■ **EXERCISE PROMPT**:
Copy out each line that has "seaborn" in it.

■ **DATA BLOCK**:
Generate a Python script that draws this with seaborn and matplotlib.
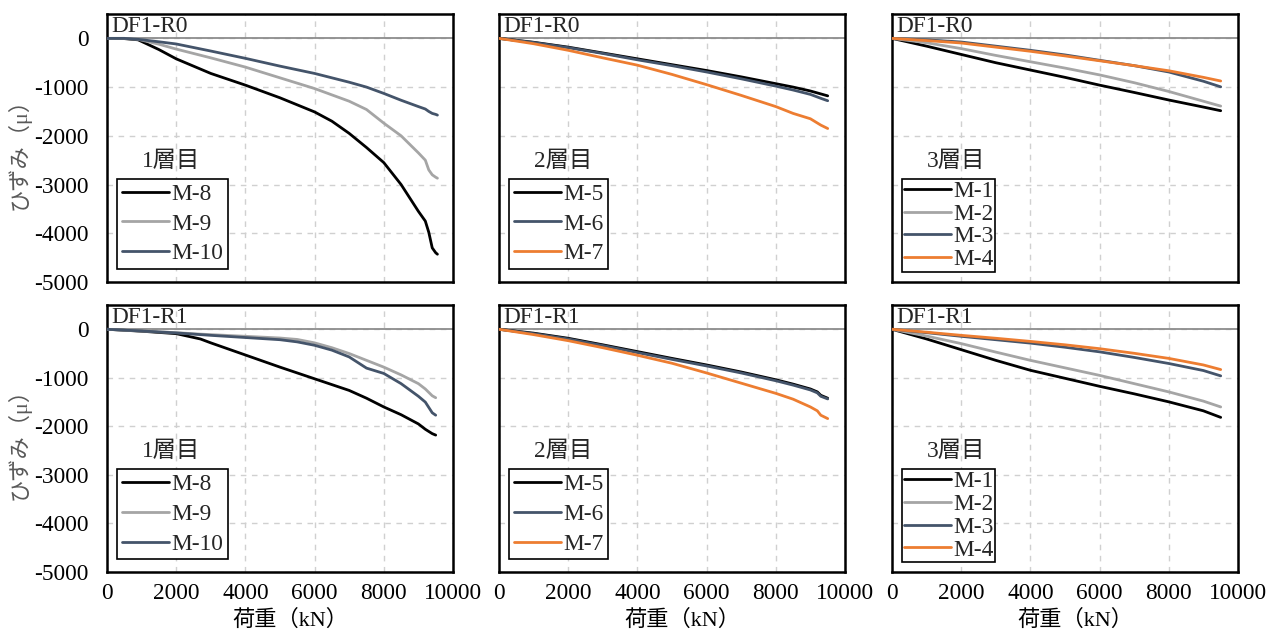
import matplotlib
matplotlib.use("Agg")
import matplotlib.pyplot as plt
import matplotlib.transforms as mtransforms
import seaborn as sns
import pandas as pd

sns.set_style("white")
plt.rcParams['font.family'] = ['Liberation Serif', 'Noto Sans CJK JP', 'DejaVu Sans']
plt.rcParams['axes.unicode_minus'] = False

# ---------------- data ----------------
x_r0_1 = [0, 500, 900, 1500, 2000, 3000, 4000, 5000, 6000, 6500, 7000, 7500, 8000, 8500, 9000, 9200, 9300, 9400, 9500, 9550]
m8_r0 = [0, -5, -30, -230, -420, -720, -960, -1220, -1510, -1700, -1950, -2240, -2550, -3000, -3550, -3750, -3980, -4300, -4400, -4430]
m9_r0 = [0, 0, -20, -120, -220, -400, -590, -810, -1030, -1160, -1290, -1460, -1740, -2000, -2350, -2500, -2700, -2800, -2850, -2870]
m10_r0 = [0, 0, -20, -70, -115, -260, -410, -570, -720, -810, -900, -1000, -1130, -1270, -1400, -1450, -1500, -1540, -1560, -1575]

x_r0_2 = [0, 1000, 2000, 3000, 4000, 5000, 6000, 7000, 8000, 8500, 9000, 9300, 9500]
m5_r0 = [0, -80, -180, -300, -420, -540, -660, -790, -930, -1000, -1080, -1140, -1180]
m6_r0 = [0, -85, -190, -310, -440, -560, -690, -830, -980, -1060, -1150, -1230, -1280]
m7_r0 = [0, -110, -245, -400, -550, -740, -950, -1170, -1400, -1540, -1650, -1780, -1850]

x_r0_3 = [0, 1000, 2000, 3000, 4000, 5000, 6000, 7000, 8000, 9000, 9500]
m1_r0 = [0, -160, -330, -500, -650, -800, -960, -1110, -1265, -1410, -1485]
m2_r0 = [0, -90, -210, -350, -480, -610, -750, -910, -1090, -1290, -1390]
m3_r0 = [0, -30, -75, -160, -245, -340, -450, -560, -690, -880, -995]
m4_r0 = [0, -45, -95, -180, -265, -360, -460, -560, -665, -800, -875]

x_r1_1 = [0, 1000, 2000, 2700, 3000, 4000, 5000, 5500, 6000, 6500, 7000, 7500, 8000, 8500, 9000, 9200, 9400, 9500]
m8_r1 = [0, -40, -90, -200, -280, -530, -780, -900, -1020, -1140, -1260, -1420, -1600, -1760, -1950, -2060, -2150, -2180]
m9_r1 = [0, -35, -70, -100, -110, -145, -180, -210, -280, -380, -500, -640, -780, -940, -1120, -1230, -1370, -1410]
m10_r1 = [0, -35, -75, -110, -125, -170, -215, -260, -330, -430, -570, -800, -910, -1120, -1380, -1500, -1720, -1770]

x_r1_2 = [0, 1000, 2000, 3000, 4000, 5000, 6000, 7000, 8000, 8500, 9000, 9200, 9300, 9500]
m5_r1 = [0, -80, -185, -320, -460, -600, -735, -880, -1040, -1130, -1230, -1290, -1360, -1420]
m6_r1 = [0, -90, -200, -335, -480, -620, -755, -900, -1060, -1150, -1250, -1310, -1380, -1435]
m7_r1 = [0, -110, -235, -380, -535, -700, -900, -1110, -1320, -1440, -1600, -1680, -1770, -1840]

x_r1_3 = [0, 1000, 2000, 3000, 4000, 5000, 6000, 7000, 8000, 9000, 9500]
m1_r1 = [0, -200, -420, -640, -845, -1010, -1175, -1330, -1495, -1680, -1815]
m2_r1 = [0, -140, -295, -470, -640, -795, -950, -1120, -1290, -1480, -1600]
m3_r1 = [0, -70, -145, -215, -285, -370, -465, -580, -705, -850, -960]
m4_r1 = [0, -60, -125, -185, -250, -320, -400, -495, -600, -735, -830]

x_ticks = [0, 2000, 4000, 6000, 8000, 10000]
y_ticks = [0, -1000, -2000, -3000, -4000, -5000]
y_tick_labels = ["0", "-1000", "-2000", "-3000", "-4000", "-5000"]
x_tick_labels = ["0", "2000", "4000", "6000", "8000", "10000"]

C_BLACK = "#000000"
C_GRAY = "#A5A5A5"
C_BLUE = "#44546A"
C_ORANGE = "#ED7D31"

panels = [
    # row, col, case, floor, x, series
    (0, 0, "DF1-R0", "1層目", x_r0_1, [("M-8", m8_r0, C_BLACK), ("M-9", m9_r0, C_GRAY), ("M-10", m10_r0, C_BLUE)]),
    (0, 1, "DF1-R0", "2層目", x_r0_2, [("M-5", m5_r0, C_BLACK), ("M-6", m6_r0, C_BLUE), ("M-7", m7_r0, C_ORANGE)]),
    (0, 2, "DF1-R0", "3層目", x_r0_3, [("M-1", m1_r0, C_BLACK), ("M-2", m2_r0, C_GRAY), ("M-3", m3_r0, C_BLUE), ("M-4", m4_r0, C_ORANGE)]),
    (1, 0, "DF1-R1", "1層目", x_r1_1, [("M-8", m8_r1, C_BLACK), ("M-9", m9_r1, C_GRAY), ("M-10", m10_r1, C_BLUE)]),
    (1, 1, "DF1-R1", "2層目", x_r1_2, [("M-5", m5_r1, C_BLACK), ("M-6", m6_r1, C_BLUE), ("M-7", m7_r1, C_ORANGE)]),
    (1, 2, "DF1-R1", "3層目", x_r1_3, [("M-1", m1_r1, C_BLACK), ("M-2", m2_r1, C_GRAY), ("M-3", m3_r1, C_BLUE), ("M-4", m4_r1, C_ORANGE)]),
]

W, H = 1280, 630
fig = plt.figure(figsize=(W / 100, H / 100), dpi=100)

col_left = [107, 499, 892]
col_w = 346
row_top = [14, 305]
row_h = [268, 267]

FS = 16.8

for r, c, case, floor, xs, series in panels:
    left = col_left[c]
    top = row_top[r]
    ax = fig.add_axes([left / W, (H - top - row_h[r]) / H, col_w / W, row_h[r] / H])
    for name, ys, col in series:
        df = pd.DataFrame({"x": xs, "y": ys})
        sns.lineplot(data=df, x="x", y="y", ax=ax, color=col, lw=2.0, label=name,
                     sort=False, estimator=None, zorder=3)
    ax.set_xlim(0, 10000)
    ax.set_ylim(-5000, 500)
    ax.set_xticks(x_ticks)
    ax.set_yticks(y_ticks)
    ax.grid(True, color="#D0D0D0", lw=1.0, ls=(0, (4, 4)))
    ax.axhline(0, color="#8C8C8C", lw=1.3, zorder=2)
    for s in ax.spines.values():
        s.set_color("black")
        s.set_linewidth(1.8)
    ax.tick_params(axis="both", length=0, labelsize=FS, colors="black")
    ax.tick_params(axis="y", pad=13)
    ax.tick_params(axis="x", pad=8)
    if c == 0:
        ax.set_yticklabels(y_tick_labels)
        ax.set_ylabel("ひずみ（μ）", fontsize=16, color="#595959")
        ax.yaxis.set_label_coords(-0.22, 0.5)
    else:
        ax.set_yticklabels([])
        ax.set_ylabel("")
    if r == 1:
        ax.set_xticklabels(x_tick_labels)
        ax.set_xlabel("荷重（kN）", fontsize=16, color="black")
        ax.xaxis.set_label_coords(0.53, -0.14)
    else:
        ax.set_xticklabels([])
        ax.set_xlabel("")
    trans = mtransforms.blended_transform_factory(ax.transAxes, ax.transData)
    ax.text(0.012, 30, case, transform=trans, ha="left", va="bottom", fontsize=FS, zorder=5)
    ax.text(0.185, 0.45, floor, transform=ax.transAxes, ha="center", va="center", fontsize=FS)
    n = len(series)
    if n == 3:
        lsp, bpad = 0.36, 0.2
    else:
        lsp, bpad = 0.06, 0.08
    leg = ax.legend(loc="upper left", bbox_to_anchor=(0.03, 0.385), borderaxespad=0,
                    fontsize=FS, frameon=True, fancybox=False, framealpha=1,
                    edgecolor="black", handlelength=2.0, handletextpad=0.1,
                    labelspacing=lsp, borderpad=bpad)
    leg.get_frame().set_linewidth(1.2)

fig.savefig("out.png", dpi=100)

■ **SOLUTION FOR THIS EXERCISE**:
Generate a Python script that draws this with seaborn and matplotlib.
import seaborn as sns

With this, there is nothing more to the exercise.